#### [Data for processing]
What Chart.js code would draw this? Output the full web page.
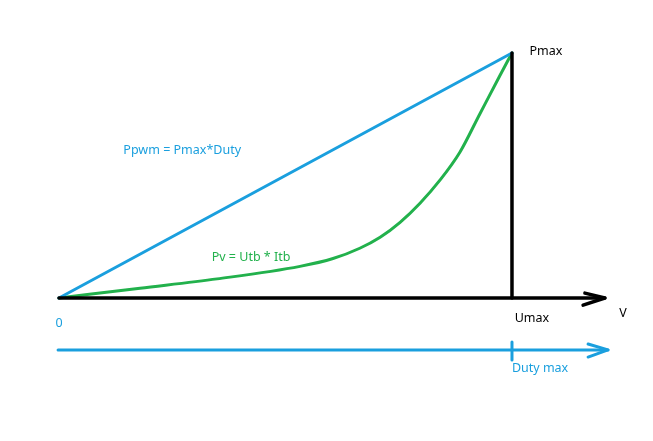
* * *
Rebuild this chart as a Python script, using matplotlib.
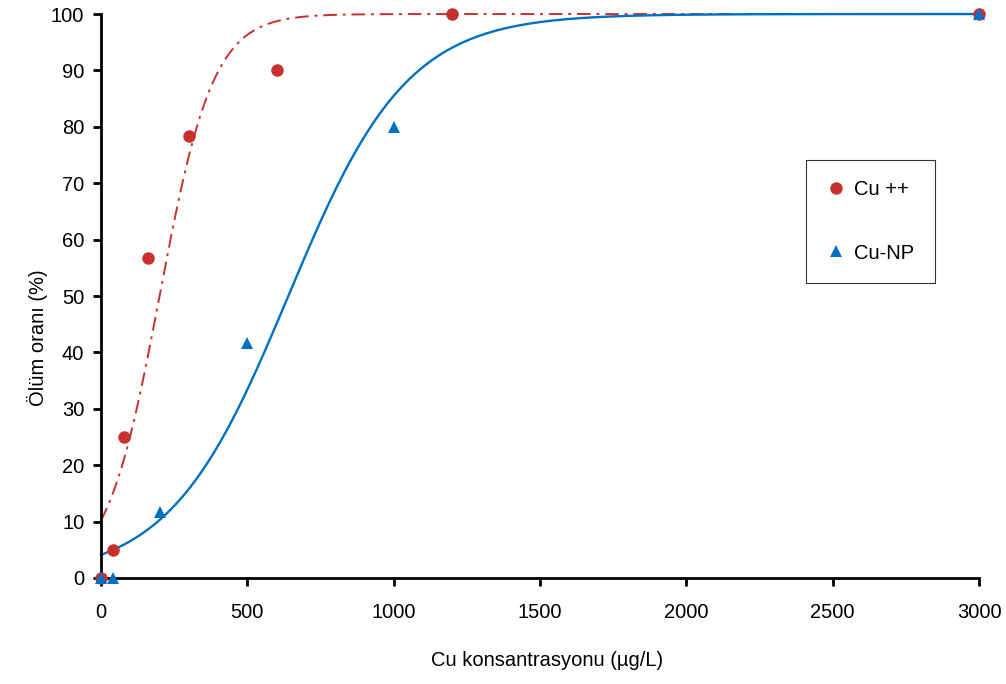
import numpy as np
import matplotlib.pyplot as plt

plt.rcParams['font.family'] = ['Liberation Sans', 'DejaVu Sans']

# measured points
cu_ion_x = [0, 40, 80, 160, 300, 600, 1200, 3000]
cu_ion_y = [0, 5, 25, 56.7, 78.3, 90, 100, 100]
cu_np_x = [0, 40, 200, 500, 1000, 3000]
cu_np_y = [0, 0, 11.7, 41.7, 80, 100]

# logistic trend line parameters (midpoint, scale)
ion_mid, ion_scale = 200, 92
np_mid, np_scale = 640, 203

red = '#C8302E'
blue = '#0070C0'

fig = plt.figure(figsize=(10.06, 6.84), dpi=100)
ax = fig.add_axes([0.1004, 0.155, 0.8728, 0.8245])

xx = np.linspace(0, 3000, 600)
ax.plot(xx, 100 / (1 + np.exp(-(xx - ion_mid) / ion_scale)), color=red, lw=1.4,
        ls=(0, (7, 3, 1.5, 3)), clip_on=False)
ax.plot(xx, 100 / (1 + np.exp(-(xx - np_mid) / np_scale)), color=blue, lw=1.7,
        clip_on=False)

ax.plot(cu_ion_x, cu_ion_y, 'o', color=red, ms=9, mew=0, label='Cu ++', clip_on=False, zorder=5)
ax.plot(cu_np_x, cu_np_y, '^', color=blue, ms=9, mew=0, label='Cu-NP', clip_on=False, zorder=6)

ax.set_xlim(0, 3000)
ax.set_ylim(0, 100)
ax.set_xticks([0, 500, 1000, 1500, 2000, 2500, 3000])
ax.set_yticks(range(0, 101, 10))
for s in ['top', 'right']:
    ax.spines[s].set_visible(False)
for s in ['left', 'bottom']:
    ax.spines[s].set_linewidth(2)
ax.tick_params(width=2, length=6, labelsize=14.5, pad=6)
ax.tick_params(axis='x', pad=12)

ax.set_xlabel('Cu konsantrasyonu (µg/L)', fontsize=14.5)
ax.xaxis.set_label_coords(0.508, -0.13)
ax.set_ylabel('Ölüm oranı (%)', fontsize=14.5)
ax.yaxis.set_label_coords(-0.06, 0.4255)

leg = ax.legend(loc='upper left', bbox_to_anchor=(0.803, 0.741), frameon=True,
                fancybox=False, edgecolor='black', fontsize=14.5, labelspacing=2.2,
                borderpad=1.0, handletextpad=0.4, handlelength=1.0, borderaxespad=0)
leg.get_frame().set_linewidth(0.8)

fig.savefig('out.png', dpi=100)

#### [Request]
List every line above that holds the word "matplotlib".

#### [Completed task]
Rebuild this chart as a Python script, using matplotlib.
import matplotlib.pyplot as plt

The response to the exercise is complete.